Mr. Speaker, I would like to thank my colleagues from all parties who have spoken on this matter. Clearly stated, as members of Parliament we want to see more independence in these important watchdog activities.
I would like to read some headlines: “pension plan deficits demand attention”, September 1, 2003, Ottawa Business Journal staff byline; “retirement worries rife among middle aged”, from the Toronto Star September 2 of this year; “Drain France's pension time bomb”, from April 2002. Other countries are aging faster than Canada and their pension time bomb is starting to blow up. Our time bomb is just ticking.
Then we have “pension plan liabilities Increased in all markets” from the business editors in New York. We have U.K. headlines about “plans needed to protect pension holders”; and on and on it goes.
In the few minutes I have I would like to address the argument that the government puts forward that somehow, after Mr. Dussault was fired and said publicly that it was because he refused to fudge the numbers for the finance minister and the finance department, a new structure was put into place and now everything is okay.

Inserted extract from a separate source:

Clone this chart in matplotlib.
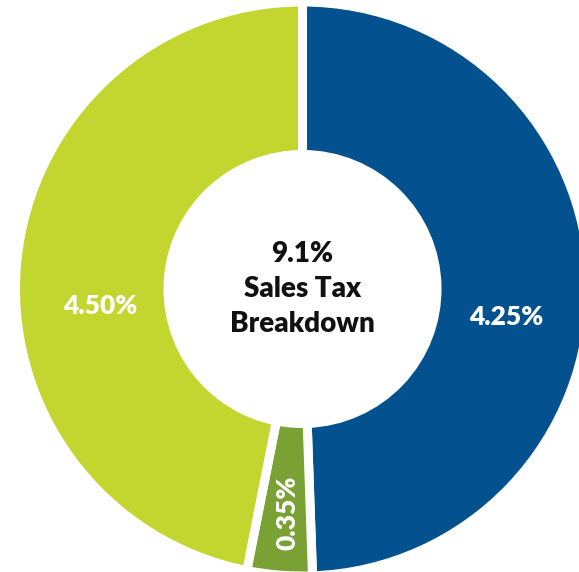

The fact is that this new structure falls far short of independence for the chief actuary. The chief actuary, instead of being an independent officer of Parliament, still reports and is accountable to the finance minister and can be fired by the finance minister at the whim of the decision of the finance minister without Parliament being involved in any way. The finance minister put in a new procedure whereby he gets a report from the chief actuary but also picks a panel of other actuaries that in effect second guesses what the chief actuary says.
Let us think about how this will work. The chief actuary makes all these calculations based on a huge amount of knowledge and decisions about trends in society and there is an element of professional judgment involved. However judgment can always be second guessed. Then the finance minister sets up another panel of hand-picked actuaries who the finance minister pays, undoubtedly good and capable actuaries but again beholden to the finance minister for this appointment and pay. However that panel second guesses the chief actuary. What can the chief actuary do? Obviously this puts a real damper on the free and fair exercise of his discretion, and that is not acceptable.
We know the government leans on its appointees, on the people it hires. One only has to look at what the Prime Minister did to the president of the Business Development Bank. He forced him to accept a loan that the president knew was bad. When the loan did go bad and the president wanted to foreclose, the Prime Minister fired him. This government has that kind of a record with the people it hires to do jobs on behalf of Canadians.
This independence is absolutely critical if we are going to have full and independent judgment like the Auditor General has. This is a watchdog who is respected because the government does not own that individual. It does not choose nor pay that individual in the sense that it can hire or fire the individual. It is Parliament that has that oversight.
It is critical that we understand that the government's arguments that this new procedure of a panel to second guess the chief actuary is not good enough. It is not even close to independence. We must put a procedure in place that will guard our pensions, the future retirement security of Canadians, and that means passing this bill to ensure that the chief actuary is fully independent reporting only to Parliament.